Think of the Enigma Machine used in World War II. If the Germans wanted to send a message, they set their machine to a specific setting (the key). The receiver needed the exact same setting to decode it.

The problem? You have to share the key first. If a spy intercepts the courier carrying the codebook, the system is broken. On the internet, you can't meet Amazon in a dark alley to exchange a secret password before you buy a book.

The Public Key Revolution

In the 1970s, mathematicians solved this with Asymmetric Encryption (also known as Public Key Cryptography).

Imagine a mailbox. Anyone can walk up and drop a letter in the slot (Public Key). But only the postman with the key can open the box and take letters out (Private Key).

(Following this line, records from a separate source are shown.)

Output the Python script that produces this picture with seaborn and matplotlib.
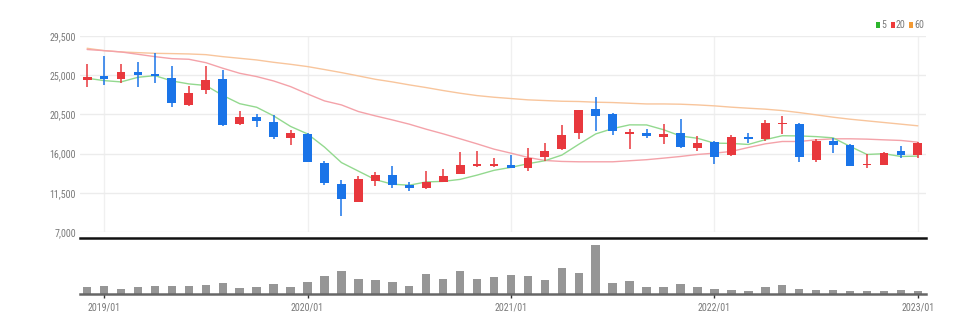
import matplotlib
matplotlib.use("Agg")
import matplotlib.pyplot as plt
from matplotlib import font_manager as fm
from matplotlib.patches import Rectangle
import numpy as np
import seaborn as sns

# Monthly candles, 2018/12 .. 2023/01
opens = [24450, 24950, 24550, 25350, 25100, 24650, 21600, 23300, 24550, 19400,
         20200, 19650, 17750, 18250, 14900, 12550, 10500, 12900, 13600, 12400,
         12000, 12750, 13700, 14550, 14550, 14700, 14350, 15650, 16500, 18350,
         21150, 20550, 18300, 18400, 17900, 18350, 16650, 17300, 15850, 17950,
         17700, 19350, 19450, 15300, 17400, 17000, 14700, 14700, 16300, 15800]
highs = [26250, 27150, 26250, 26550, 27500, 26000, 23750, 26100, 25600, 20850,
         20550, 20450, 18750, 18350, 15200, 13000, 13400, 13900, 14550, 12750,
         14050, 14250, 16150, 16250, 15550, 15850, 16650, 17200, 19300, 21050,
         22550, 20650, 18800, 18850, 19400, 20000, 18050, 17400, 18100, 18350,
         19850, 20350, 19500, 17650, 17750, 17100, 15950, 16150, 16900, 17300]
lows = [23600, 23900, 24100, 23700, 24150, 21300, 21500, 22850, 19200, 19300,
        19100, 17650, 17000, 15000, 12350, 8800, 10400, 12250, 12100, 11700,
        11950, 12700, 13650, 14500, 14500, 14350, 14050, 15100, 16450, 17650,
        18550, 18150, 16500, 17750, 17100, 16650, 16350, 14850, 15750, 17200,
        17400, 18250, 15000, 15000, 16050, 14550, 14400, 14650, 15500, 15500]
closes = [24850, 24600, 25350, 25050, 24900, 21800, 22950, 24450, 19300, 20200,
          19700, 17950, 18400, 15000, 12600, 10800, 13050, 13550, 12400, 12050,
          12750, 13400, 14650, 14850, 14850, 14400, 15500, 16300, 18100, 21000,
          20350, 18550, 18450, 18050, 18300, 16750, 17250, 15650, 17900, 17700,
          19500, 19500, 15600, 17450, 17000, 14600, 14850, 16050, 15850, 17200]

# Moving averages (5, 20, 60 months)
ma5 = [24650, 24380, 24230, 24760, 24950, 24340, 24000, 23820, 22680, 21730,
       21320, 20330, 19120, 18260, 16750, 14970, 13990, 13010, 12490, 12370,
       12750, 12810, 13040, 13530, 14080, 14420, 14840, 15180, 15830, 17070,
       18260, 18870, 19300, 19290, 18740, 18020, 17760, 17200, 17170, 17050,
       17600, 18050, 18030, 17950, 17810, 16830, 15900, 15990, 15670, 15710]
ma20 = [27950, 27820, 27670, 27400, 27130, 26900, 26830, 26440, 25800, 25220,
        24840, 24340, 23690, 22850, 22050, 21590, 20830, 20330, 19870, 19380,
        18800, 18270, 17700, 17120, 16510, 16050, 15560, 15210, 15100, 15060,
        15060, 15060, 15180, 15300, 15480, 15670, 15900, 16050, 16250, 16700,
        17120, 17390, 17390, 17580, 17700, 17700, 17660, 17580, 17510, 17310]
ma60 = [28090, 27820, 27670, 27590, 27510, 27480, 27440, 27360, 27130, 26940,
        26750, 26480, 26250, 25990, 25650, 25300, 24920, 24530, 24230, 23890,
        23580, 23240, 22930, 22660, 22470, 22320, 22170, 22090, 22010, 21980,
        21900, 21860, 21780, 21700, 21700, 21670, 21590, 21480, 21330, 21210,
        21100, 20940, 20710, 20450, 20180, 19950, 19760, 19570, 19380, 19190]

# Monthly volume
volume = [200, 250, 150, 200, 230, 230, 250, 280, 320, 180,
          200, 310, 200, 370, 540, 700, 460, 430, 370, 230,
          610, 460, 680, 460, 520, 560, 550, 430, 770, 630,
          1460, 340, 380, 200, 200, 290, 200, 150, 130, 100,
          220, 270, 150, 130, 130, 100, 100, 100, 130, 100]

tick_pos = [1, 13, 25, 37, 49]
tick_labels = ["2019/01", "2020/01", "2021/01", "2022/01", "2023/01"]
price_ticks = [7000, 11500, 16000, 20500, 25000, 29500]
legend_labels = ["5", "20", "60"]

UP, DOWN = "#e8383d", "#1a74e8"
MA_COLORS = ["#93d98f", "#f4a2a9", "#f8c59c"]
LEGEND_COLORS = ["#2db52d", "#ee3b3b", "#f39a34"]
TEXT = "#7a7a7a"

sns.set_theme(style="white")


def pick_font(cands):
    for c in cands:
        try:
            fm.findfont(fm.FontProperties(family=c), fallback_to_default=False)
            return c
        except Exception:
            pass
    return "DejaVu Sans"


FONT = pick_font(["Liberation Sans Narrow", "DejaVu Sans Condensed",
                  "Roboto Condensed", "Open Sans Condensed", "Roboto"])
plt.rcParams["font.family"] = [FONT, "DejaVu Sans"]
narrow = FONT in ("Liberation Sans Narrow", "DejaVu Sans Condensed",
                  "Roboto Condensed", "Open Sans Condensed")
FS = 7.2 if narrow else 6.0

W, H = 979, 331
fig = plt.figure(figsize=(W / 100, H / 100), dpi=100)
fig.patch.set_facecolor("white")

L, R = 80, 926
ax = fig.add_axes([L / W, 1 - 232 / H, (R - L) / W, (232 - 36) / H])
vax = fig.add_axes([L / W, 1 - 294 / H, (R - L) / W, (294 - 238) / H])

n = len(closes)
x = np.arange(n)
XLIM = (-0.42, 49.48)

# moving averages
for vals, col in zip([ma60, ma20, ma5], MA_COLORS[::-1]):
    sns.lineplot(x=x, y=vals, ax=ax, color=col, lw=1.0, zorder=2)

# candles
for i in range(n):
    o, h, lo, c = opens[i], highs[i], lows[i], closes[i]
    col = UP if c >= o else DOWN
    ax.vlines(i, lo, h, color=col, lw=1.1, zorder=3)
    body = max(abs(c - o), 90)
    bottom = min(o, c) if abs(c - o) >= 90 else (o + c) / 2 - 45
    ax.bar(i, body, bottom=bottom, width=0.52, color=col, lw=0, zorder=4)

ax.set_xlim(*XLIM)
ax.set_ylim(7000, 29500)
ax.set_yticks(price_ticks)
ax.set_yticklabels([f"{v:,}" for v in price_ticks])
ax.set_xticks(tick_pos)
ax.set_xticklabels([])
ax.tick_params(axis="both", length=0, labelsize=FS, labelcolor=TEXT, pad=3)
ax.grid(True, axis="y", color="#ececec", lw=1)
ax.grid(True, axis="x", color="#f0f0f0", lw=1)
for s in ax.spines.values():
    s.set_visible(False)
ax.set_xlabel("")
ax.set_ylabel("")
ax.set_facecolor("none")

# volume panel
sns.barplot(x=x, y=volume, ax=vax, color="#969696", width=0.5,
            native_scale=True, saturation=1, lw=0)
vax.set_xlim(*XLIM)
vax.set_ylim(0, 1680)
vax.set_yticks([])
vax.set_xticks(tick_pos)
vax.set_xticklabels(tick_labels)
vax.tick_params(axis="x", length=3, width=1, color="#333333",
                labelsize=FS, labelcolor=TEXT, pad=3, direction="out",
                bottom=True)
vax.set_xlabel("")
vax.set_ylabel("")
for side in ("left", "right"):
    vax.spines[side].set_visible(False)
vax.spines["top"].set_color("#111111")
vax.spines["top"].set_linewidth(1.8)
vax.spines["bottom"].set_color("#666666")
vax.spines["bottom"].set_linewidth(1.8)
vax.set_facecolor("none")

# legend in the top right corner
lx = [876, 891, 909]
tx = [881, 896, 914]
for lab, col, px, pt in zip(legend_labels, LEGEND_COLORS, lx, tx):
    fig.add_artist(Rectangle((px / W, 1 - 28 / H), 4 / W, 6 / H,
                             transform=fig.transFigure, color=col, lw=0))
    fig.text(pt / W, 1 - 25 / H, lab, fontsize=FS, color=TEXT,
             ha="left", va="center")

fig.savefig("out.png", dpi=100, facecolor="white")
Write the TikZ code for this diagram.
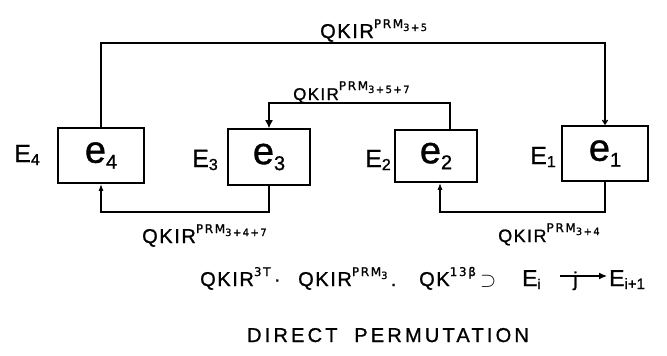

You give your Public Key to the world. "Use this to encrypt messages to me." But you keep the Private Key secret. Even if someone intercepts the encrypted message AND the Public Key, they can't reverse the math to read the message.

The Magic of Primes (RSA)

The most common algorithm, RSA, relies on a simple fact: It is easy to multiply two large prime numbers, but incredibly hard to factor them back apart.

Easy Direction:

61 × 53 = ?

3,233 (Calculated in nanoseconds)

Hard Direction:

Find the factors of 3,233.

? × ? (Requires trial and error)

Now imagine the numbers aren't 2 digits long, but 600 digits long.

Your Public Key is essentially the product (3,233). You tell the world: "Use 3,233 to lock your data."

Your Private Key is the two factors (61 and 53). Only you know them. The math of RSA allows you to use these factors to "unlock" the data.

To an attacker, finding 61 and 53 from just 3,233 would take a modern supercomputer trillions of years.

Is Quantum Computing a Threat?

Yes. Shor's Algorithm is a quantum algorithm that can factor large integers exponentially faster than classical computers. If a powerful enough quantum computer is built, it could break RSA encryption essentially instantly.

This is why the National Institute of Standards and Technology (NIST) is currently standardizing "Post-Quantum Cryptography"—new math problems involving lattices and error-correcting codes that even quantum computers find hard to solve.